Social media influencers—often unelected, unqualified, and unaccountable—now play a major role in shaping public opinion, cultural norms, and political attitudes. Complex issues are compressed into clichés; subtlety is sacrificed for engagement. Misinformation spreads faster than correction, and perception often replaces reality. This doesn’t just cause confusion, it shapes habits of thought. When truth becomes subjective and facts optional, trust dissolves and shared reality is fragmented.
It is now 2026, and despite centuries of progress, humanity is still concentrated under the control of a relatively few. The fear of instability, exclusion, violence, or deprivation has become a constant companion.

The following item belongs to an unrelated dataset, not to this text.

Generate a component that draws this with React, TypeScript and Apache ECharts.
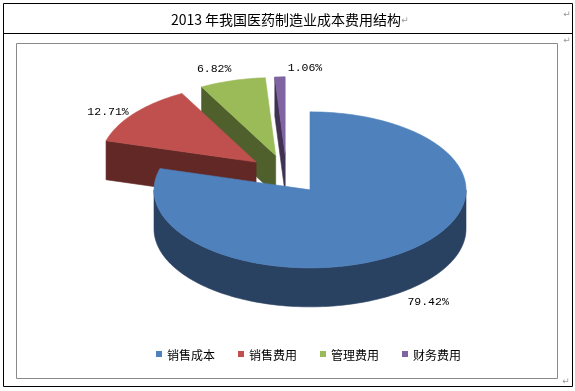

Daily news cycles broadcast a relentless torrent of suffering: child abuse, human trafficking, torture, murder, war, genocide, and the systematic erosion of human dignity. Conflicts are increasingly driven not by necessity, but by profit and geopolitical influence, paid for with human lives.
Governments, meanwhile, seem less accountable to their citizens and more to international agreements, foreign interests, and financial systems. The social contract—the promise that the state exists to protect its people—seems increasingly hollow. In some cases, governments actively implement policies that harm their own populations while shielding decision-makers from consequences.
The role of the media has also changed. Once seen as a pillar of democratic accountability, much of it now functions as a mechanism for persuasion rather than information. Narratives are curated, emotions are amplified, and divisions are inflamed. Fear and anger have become profitable “commodities.”
Religion is no exception to this pattern. In various cultures, spiritual traditions are being repoliticized, stripped of their moral core, and reused as tools of control. Doctrine replaces compassion, identity replaces humility.
Into this already unstable landscape enters artificial intelligence. Some fear it, others embrace it. Some warn of a future where AI will rule and control humanity. But this raises an uncomfortable question: how different would such a future really be from the present, where surveillance, behavioral manipulation, disinformation, and economic coercion are increasingly normalized?
This is not a rejection of progress or technology. It is a call to examine what we have sacrificed in their pursuit. We were promised a golden future, a future of greater freedom, deeper understanding, and shared prosperity. Instead, many experience anxiety, alienation, and a loss of meaning.
Perhaps the crisis we face is not technological or political, but philosophical. We have mastered systems and tools, but neglected wisdom. We have multiplied voices, but lost dialogue.
The question is not just where we are going, but whether we remember what we are meant to be.
What happened to the promise of a golden future for humanity?
History shows that moments of deep uncertainty often carry the seeds of renewal — as long as societies are willing to slow down, think deeply, and place human dignity above ideology and power.